Quote word for word the lines below, beginning with the first and ending with the one that has "(l5) at (145,414)". Drop the pictures.
>>>
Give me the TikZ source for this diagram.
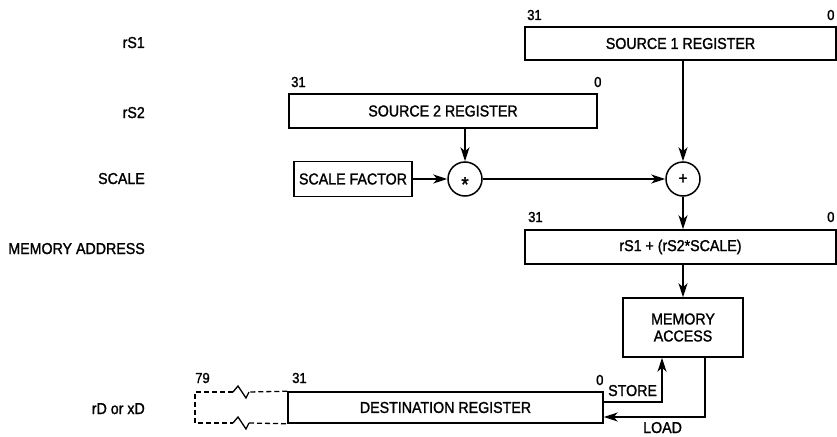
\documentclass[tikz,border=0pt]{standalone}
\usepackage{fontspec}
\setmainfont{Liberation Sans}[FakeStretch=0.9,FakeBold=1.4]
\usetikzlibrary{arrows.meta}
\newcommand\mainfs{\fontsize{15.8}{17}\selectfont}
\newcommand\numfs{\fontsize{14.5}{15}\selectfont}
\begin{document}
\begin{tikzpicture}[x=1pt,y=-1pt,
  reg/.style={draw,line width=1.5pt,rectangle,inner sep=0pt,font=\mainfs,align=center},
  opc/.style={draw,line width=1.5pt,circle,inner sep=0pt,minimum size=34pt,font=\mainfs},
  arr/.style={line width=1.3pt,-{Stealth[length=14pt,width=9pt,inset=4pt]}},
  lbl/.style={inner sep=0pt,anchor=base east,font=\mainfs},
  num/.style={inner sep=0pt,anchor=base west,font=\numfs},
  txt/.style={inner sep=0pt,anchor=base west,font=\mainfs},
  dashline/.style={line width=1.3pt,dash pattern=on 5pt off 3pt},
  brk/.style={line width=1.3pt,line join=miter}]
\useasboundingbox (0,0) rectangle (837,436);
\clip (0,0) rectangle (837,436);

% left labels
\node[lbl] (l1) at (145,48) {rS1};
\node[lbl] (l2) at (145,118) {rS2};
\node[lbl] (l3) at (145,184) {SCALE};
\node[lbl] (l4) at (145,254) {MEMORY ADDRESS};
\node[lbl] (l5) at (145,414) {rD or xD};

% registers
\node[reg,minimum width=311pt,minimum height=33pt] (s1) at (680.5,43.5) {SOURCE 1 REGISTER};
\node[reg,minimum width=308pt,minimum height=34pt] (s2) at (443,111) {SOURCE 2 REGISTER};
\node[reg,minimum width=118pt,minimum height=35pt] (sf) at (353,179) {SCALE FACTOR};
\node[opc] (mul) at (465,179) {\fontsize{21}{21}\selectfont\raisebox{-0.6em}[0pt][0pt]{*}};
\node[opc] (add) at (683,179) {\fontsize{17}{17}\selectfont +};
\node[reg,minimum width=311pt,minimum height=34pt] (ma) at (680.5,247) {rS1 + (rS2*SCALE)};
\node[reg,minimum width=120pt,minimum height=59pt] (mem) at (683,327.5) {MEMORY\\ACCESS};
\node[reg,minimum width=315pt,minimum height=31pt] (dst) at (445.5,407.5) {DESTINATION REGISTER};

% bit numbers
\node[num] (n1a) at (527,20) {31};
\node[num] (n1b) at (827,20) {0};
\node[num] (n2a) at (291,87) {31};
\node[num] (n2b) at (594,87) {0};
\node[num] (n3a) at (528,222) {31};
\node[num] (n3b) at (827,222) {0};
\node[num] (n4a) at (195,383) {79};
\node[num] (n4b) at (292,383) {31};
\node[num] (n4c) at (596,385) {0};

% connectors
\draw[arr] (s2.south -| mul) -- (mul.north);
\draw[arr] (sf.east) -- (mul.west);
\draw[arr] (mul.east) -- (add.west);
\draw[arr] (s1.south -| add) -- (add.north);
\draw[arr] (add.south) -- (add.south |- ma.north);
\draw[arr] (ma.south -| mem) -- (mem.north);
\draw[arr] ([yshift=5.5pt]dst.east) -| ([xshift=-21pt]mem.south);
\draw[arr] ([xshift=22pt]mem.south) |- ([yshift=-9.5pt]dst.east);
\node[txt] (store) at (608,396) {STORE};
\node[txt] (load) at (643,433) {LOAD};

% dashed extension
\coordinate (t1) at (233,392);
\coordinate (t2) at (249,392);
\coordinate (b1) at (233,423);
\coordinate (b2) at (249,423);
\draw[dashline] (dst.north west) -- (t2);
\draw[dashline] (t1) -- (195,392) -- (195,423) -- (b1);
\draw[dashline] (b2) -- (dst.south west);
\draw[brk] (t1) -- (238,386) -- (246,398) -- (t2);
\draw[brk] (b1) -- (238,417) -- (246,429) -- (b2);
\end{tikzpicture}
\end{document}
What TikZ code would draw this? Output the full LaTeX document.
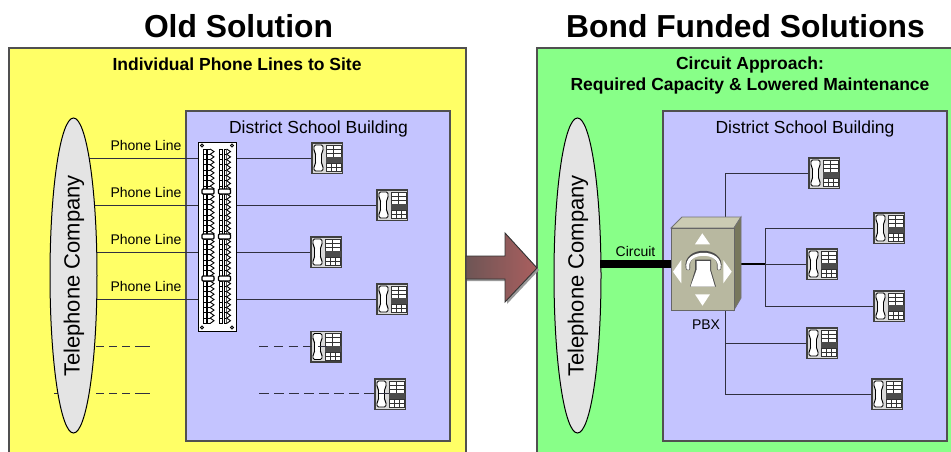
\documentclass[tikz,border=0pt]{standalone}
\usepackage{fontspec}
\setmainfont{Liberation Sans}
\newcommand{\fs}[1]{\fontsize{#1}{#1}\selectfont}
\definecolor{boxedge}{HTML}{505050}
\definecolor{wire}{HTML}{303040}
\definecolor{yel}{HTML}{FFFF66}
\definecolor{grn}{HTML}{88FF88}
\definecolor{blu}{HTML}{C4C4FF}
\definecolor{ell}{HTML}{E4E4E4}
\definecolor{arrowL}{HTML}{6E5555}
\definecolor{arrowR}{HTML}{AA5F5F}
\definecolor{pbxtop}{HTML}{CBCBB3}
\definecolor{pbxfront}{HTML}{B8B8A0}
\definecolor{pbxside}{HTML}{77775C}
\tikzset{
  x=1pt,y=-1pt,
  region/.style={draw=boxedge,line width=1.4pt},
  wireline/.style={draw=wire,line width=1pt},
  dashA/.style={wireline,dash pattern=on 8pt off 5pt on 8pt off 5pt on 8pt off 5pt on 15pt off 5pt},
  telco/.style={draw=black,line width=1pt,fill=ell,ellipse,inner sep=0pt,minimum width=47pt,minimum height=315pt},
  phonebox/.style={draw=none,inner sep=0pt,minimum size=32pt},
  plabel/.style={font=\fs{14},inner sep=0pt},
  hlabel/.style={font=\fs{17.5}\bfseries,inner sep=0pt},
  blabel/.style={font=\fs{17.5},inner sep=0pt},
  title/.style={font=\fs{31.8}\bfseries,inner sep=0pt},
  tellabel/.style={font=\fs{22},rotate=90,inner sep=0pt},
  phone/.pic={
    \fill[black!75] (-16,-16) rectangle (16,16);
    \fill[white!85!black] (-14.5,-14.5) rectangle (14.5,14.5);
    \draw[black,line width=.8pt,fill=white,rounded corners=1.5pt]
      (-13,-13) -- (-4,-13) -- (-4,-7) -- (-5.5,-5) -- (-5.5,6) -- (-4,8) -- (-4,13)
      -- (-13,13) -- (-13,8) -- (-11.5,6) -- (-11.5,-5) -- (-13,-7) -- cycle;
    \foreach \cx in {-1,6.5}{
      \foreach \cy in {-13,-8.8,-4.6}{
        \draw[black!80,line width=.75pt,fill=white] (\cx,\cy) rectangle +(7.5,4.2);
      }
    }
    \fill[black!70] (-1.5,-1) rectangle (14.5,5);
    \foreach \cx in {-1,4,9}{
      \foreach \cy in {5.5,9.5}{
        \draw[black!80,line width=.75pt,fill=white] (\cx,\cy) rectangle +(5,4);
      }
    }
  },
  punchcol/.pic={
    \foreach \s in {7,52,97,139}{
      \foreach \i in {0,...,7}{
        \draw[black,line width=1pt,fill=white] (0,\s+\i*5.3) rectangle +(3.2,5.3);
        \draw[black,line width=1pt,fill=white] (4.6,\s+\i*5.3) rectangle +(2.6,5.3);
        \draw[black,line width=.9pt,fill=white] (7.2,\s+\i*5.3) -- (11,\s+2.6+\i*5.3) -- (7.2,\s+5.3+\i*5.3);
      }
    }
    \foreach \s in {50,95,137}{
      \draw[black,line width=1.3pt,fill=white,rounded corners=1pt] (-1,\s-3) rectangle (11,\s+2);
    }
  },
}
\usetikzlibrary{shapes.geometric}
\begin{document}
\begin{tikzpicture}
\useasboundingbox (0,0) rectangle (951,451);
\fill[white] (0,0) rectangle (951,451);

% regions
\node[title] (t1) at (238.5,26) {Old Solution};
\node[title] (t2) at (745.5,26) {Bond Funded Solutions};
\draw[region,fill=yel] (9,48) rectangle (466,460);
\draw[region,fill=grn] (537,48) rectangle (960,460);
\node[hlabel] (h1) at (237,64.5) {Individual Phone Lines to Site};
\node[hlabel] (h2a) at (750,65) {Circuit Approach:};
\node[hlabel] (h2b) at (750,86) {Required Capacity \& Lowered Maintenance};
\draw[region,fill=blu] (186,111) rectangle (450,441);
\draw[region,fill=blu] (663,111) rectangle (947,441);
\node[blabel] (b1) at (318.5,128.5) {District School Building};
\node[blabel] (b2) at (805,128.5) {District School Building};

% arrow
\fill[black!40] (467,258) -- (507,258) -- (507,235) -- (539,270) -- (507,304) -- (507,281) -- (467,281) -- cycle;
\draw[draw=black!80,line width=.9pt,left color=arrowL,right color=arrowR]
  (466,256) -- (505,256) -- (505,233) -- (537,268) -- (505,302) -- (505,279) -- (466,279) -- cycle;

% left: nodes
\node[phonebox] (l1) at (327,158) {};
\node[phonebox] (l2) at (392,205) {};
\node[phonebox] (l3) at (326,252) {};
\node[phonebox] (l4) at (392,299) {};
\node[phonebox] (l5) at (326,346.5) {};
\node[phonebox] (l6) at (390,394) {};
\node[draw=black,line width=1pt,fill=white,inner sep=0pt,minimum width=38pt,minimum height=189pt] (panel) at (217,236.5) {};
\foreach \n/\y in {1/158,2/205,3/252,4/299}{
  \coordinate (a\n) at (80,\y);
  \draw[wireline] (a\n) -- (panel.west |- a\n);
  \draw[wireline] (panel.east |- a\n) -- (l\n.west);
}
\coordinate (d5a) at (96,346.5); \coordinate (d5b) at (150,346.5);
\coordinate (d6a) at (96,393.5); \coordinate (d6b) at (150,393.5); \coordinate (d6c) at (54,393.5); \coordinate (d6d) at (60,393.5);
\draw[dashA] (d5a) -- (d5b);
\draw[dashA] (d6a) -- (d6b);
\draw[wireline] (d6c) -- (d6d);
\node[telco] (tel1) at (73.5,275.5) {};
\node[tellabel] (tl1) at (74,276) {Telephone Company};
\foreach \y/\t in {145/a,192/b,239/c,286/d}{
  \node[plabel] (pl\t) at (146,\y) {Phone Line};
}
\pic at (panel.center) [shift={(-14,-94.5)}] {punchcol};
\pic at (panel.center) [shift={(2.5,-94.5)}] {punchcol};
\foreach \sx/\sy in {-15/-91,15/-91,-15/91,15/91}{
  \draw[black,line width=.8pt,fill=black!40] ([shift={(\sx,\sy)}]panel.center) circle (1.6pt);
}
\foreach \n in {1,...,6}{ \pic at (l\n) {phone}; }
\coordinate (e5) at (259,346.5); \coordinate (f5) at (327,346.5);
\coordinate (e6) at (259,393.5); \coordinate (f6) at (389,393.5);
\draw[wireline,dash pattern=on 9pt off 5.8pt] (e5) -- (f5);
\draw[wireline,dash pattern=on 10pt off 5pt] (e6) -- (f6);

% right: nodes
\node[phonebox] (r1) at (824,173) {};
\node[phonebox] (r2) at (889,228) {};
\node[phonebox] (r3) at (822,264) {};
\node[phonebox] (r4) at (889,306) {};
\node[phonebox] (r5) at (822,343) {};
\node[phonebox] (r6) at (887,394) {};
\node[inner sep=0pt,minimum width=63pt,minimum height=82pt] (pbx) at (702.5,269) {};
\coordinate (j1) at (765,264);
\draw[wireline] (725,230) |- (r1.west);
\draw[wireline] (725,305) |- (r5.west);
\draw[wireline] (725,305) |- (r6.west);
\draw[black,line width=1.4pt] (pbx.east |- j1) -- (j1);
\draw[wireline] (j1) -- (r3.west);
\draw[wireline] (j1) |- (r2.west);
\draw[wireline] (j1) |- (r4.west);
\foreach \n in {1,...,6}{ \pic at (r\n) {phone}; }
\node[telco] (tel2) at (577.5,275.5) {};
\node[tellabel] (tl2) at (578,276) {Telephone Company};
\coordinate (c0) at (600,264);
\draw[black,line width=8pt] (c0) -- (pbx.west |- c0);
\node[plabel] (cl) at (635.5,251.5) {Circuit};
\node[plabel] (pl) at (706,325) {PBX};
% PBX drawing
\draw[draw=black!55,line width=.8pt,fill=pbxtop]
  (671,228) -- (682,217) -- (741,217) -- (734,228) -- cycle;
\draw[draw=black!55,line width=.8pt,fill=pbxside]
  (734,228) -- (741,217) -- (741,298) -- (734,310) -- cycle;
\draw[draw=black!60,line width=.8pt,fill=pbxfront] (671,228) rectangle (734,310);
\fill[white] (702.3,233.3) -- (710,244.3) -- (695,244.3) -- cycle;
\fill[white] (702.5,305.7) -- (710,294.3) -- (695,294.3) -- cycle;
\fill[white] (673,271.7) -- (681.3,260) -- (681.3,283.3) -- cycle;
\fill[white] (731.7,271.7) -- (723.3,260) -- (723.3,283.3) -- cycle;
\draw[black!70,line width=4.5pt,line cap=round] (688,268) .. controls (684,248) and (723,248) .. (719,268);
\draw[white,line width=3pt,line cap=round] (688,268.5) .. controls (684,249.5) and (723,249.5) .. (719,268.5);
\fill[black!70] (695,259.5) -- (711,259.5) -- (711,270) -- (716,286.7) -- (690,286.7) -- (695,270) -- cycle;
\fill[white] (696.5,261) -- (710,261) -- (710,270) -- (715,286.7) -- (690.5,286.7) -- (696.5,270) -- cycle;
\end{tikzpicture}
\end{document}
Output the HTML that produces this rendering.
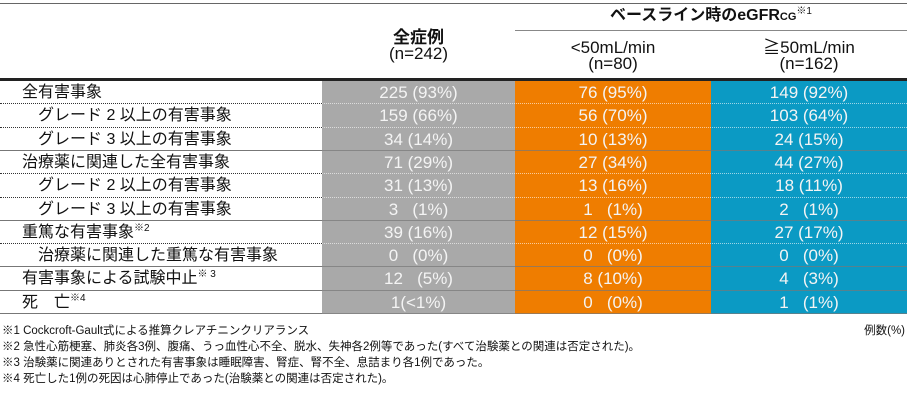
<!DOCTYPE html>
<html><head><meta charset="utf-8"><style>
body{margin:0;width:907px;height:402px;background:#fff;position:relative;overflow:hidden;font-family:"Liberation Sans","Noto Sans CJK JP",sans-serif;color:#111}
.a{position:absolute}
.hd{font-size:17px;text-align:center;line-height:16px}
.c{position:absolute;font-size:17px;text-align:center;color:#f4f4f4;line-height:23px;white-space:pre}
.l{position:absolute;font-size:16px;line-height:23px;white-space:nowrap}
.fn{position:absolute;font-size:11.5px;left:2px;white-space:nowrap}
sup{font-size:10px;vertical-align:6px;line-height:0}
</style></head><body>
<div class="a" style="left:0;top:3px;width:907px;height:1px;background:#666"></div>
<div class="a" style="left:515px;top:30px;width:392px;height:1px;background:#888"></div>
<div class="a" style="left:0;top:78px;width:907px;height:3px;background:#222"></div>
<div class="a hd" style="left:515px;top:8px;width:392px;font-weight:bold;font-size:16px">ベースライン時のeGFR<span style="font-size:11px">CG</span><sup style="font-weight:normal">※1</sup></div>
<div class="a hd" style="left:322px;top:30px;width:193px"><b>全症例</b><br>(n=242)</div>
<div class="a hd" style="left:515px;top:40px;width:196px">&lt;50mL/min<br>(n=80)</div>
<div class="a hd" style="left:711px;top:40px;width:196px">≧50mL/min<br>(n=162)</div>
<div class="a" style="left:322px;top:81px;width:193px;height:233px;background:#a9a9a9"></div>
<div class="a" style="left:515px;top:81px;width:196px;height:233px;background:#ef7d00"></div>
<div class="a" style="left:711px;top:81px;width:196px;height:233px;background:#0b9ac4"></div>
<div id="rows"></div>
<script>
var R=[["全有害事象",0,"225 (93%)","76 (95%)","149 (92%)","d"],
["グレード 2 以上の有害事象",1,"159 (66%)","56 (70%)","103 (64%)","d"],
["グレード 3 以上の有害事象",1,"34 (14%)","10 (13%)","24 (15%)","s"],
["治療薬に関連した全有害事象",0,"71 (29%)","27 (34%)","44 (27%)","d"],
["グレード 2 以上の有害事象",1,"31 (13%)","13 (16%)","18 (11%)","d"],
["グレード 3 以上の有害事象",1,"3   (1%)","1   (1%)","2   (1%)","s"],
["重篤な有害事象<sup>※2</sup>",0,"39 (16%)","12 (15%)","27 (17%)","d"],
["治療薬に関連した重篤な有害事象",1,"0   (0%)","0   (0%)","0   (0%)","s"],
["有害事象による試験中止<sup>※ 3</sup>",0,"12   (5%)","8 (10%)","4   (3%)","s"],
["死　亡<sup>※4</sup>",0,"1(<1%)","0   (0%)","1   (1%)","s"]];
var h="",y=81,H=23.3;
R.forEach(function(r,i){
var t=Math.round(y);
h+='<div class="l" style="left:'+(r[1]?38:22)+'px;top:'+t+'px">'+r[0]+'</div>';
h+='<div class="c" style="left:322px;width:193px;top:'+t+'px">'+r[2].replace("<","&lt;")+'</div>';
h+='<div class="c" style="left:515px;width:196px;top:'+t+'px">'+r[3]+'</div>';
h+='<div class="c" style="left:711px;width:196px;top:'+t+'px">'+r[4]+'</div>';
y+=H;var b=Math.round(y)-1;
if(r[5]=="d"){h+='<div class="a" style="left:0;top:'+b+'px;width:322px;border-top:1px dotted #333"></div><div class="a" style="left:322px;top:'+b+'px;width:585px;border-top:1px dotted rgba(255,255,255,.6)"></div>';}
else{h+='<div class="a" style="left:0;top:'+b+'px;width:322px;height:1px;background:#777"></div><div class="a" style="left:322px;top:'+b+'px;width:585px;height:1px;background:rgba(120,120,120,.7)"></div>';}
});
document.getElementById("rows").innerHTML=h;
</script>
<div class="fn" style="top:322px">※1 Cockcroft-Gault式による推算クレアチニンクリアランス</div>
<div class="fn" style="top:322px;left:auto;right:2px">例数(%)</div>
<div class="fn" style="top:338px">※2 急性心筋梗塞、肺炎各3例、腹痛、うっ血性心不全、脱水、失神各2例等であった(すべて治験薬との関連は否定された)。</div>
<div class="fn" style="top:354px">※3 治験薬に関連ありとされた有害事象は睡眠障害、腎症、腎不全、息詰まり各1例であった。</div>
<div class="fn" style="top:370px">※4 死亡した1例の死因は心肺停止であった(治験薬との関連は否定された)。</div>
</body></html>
<<<
• [THE REPLY]
Give me the TikZ source for this diagram.
\documentclass[tikz,border=0pt]{standalone}
\usepackage{fontspec}
\setmainfont{Liberation Sans}[FakeStretch=0.9,FakeBold=1.4]
\usetikzlibrary{arrows.meta}
\newcommand\mainfs{\fontsize{15.8}{17}\selectfont}
\newcommand\numfs{\fontsize{14.5}{15}\selectfont}
\begin{document}
\begin{tikzpicture}[x=1pt,y=-1pt,
  reg/.style={draw,line width=1.5pt,rectangle,inner sep=0pt,font=\mainfs,align=center},
  opc/.style={draw,line width=1.5pt,circle,inner sep=0pt,minimum size=34pt,font=\mainfs},
  arr/.style={line width=1.3pt,-{Stealth[length=14pt,width=9pt,inset=4pt]}},
  lbl/.style={inner sep=0pt,anchor=base east,font=\mainfs},
  num/.style={inner sep=0pt,anchor=base west,font=\numfs},
  txt/.style={inner sep=0pt,anchor=base west,font=\mainfs},
  dashline/.style={line width=1.3pt,dash pattern=on 5pt off 3pt},
  brk/.style={line width=1.3pt,line join=miter}]
\useasboundingbox (0,0) rectangle (837,436);
\clip (0,0) rectangle (837,436);

% left labels
\node[lbl] (l1) at (145,48) {rS1};
\node[lbl] (l2) at (145,118) {rS2};
\node[lbl] (l3) at (145,184) {SCALE};
\node[lbl] (l4) at (145,254) {MEMORY ADDRESS};
\node[lbl] (l5) at (145,414) {rD or xD};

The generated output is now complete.